◆ TASK TO CARRY OUT:
Leaving out the pictures, retype the lines from the beginning of the listing through the line containing "p.ygrid.visible = False".

## Begin

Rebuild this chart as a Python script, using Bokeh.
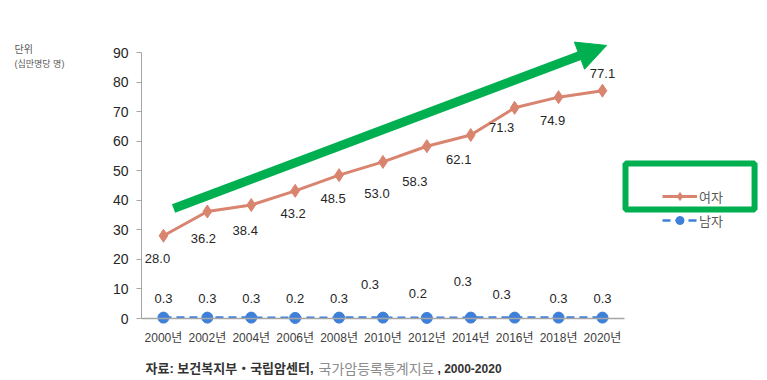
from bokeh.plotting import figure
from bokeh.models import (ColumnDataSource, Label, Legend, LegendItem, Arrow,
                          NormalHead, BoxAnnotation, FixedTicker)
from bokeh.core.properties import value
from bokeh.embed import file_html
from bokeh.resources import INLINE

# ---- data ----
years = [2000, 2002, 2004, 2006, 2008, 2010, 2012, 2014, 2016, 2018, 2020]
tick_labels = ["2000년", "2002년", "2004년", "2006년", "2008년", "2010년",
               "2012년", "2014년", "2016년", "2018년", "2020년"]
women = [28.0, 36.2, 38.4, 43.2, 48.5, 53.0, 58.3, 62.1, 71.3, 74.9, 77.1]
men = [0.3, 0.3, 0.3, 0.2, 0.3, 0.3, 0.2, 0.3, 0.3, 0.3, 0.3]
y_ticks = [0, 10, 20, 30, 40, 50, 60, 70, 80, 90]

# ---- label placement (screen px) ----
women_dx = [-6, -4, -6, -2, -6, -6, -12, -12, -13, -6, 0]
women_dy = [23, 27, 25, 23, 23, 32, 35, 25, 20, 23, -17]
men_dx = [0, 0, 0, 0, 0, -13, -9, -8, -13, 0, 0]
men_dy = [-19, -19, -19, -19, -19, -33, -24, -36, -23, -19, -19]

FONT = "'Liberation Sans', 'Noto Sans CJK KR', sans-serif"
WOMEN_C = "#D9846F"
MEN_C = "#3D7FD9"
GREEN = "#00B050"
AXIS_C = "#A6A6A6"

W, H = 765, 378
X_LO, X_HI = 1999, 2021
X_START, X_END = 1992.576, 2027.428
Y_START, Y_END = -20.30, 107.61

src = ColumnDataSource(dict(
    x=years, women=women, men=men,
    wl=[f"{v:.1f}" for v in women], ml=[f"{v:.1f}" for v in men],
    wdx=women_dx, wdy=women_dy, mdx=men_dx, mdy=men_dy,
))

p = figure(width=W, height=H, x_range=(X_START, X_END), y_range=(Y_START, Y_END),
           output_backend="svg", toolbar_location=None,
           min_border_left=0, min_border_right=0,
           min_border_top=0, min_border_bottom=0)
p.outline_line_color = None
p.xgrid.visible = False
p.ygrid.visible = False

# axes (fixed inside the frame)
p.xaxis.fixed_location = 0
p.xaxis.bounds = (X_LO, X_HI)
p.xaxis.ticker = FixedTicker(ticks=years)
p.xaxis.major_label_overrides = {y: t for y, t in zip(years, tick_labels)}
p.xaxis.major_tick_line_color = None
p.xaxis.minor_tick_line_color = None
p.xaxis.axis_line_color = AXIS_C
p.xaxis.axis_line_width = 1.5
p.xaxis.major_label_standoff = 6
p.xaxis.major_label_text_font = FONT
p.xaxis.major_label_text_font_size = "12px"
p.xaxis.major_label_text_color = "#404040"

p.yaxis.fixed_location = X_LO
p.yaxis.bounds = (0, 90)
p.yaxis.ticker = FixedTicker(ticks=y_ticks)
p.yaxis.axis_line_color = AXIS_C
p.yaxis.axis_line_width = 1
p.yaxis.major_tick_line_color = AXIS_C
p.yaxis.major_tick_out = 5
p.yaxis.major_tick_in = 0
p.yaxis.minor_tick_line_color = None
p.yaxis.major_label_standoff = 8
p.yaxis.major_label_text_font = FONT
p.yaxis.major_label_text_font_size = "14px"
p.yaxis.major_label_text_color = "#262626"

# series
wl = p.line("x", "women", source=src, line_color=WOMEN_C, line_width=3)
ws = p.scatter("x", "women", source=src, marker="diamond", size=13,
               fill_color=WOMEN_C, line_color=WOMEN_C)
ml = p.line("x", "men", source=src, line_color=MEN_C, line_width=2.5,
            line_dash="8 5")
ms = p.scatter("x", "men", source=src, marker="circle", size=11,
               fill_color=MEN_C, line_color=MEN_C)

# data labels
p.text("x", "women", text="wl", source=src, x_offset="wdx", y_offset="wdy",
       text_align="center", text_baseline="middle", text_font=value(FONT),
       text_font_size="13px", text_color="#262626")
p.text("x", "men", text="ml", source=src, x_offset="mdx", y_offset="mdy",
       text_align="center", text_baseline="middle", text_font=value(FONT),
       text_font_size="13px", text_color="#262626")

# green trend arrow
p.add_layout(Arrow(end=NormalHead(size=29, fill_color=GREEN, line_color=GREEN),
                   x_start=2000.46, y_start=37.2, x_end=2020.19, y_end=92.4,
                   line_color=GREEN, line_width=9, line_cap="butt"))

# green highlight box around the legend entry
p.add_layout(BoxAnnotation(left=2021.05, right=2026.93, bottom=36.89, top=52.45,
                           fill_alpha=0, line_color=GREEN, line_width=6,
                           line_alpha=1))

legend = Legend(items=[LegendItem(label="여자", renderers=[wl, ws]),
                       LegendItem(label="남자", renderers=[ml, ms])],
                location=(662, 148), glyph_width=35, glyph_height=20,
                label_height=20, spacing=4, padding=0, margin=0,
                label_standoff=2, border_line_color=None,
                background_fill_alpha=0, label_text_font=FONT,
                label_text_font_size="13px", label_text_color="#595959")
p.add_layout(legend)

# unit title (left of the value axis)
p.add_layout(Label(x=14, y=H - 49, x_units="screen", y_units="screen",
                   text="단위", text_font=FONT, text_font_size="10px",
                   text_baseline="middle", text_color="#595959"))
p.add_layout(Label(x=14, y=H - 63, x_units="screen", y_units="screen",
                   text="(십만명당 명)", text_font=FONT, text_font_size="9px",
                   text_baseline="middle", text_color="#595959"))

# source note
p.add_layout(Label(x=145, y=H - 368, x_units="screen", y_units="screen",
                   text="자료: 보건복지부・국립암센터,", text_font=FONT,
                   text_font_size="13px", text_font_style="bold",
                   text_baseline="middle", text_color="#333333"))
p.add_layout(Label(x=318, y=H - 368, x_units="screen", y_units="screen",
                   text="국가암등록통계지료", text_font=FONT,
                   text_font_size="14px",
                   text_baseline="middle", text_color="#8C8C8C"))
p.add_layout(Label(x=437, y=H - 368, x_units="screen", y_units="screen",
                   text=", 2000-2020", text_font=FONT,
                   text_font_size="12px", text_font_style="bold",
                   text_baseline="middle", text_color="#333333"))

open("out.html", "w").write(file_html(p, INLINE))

## End

◆ COMPLETED EXERCISE:
Rebuild this chart as a Python script, using Bokeh.
from bokeh.plotting import figure
from bokeh.models import (ColumnDataSource, Label, Legend, LegendItem, Arrow,
                          NormalHead, BoxAnnotation, FixedTicker)
from bokeh.core.properties import value
from bokeh.embed import file_html
from bokeh.resources import INLINE

# ---- data ----
years = [2000, 2002, 2004, 2006, 2008, 2010, 2012, 2014, 2016, 2018, 2020]
tick_labels = ["2000년", "2002년", "2004년", "2006년", "2008년", "2010년",
               "2012년", "2014년", "2016년", "2018년", "2020년"]
women = [28.0, 36.2, 38.4, 43.2, 48.5, 53.0, 58.3, 62.1, 71.3, 74.9, 77.1]
men = [0.3, 0.3, 0.3, 0.2, 0.3, 0.3, 0.2, 0.3, 0.3, 0.3, 0.3]
y_ticks = [0, 10, 20, 30, 40, 50, 60, 70, 80, 90]

# ---- label placement (screen px) ----
women_dx = [-6, -4, -6, -2, -6, -6, -12, -12, -13, -6, 0]
women_dy = [23, 27, 25, 23, 23, 32, 35, 25, 20, 23, -17]
men_dx = [0, 0, 0, 0, 0, -13, -9, -8, -13, 0, 0]
men_dy = [-19, -19, -19, -19, -19, -33, -24, -36, -23, -19, -19]

FONT = "'Liberation Sans', 'Noto Sans CJK KR', sans-serif"
WOMEN_C = "#D9846F"
MEN_C = "#3D7FD9"
GREEN = "#00B050"
AXIS_C = "#A6A6A6"

W, H = 765, 378
X_LO, X_HI = 1999, 2021
X_START, X_END = 1992.576, 2027.428
Y_START, Y_END = -20.30, 107.61

src = ColumnDataSource(dict(
    x=years, women=women, men=men,
    wl=[f"{v:.1f}" for v in women], ml=[f"{v:.1f}" for v in men],
    wdx=women_dx, wdy=women_dy, mdx=men_dx, mdy=men_dy,
))

p = figure(width=W, height=H, x_range=(X_START, X_END), y_range=(Y_START, Y_END),
           output_backend="svg", toolbar_location=None,
           min_border_left=0, min_border_right=0,
           min_border_top=0, min_border_bottom=0)
p.outline_line_color = None
p.xgrid.visible = False
p.ygrid.visible = False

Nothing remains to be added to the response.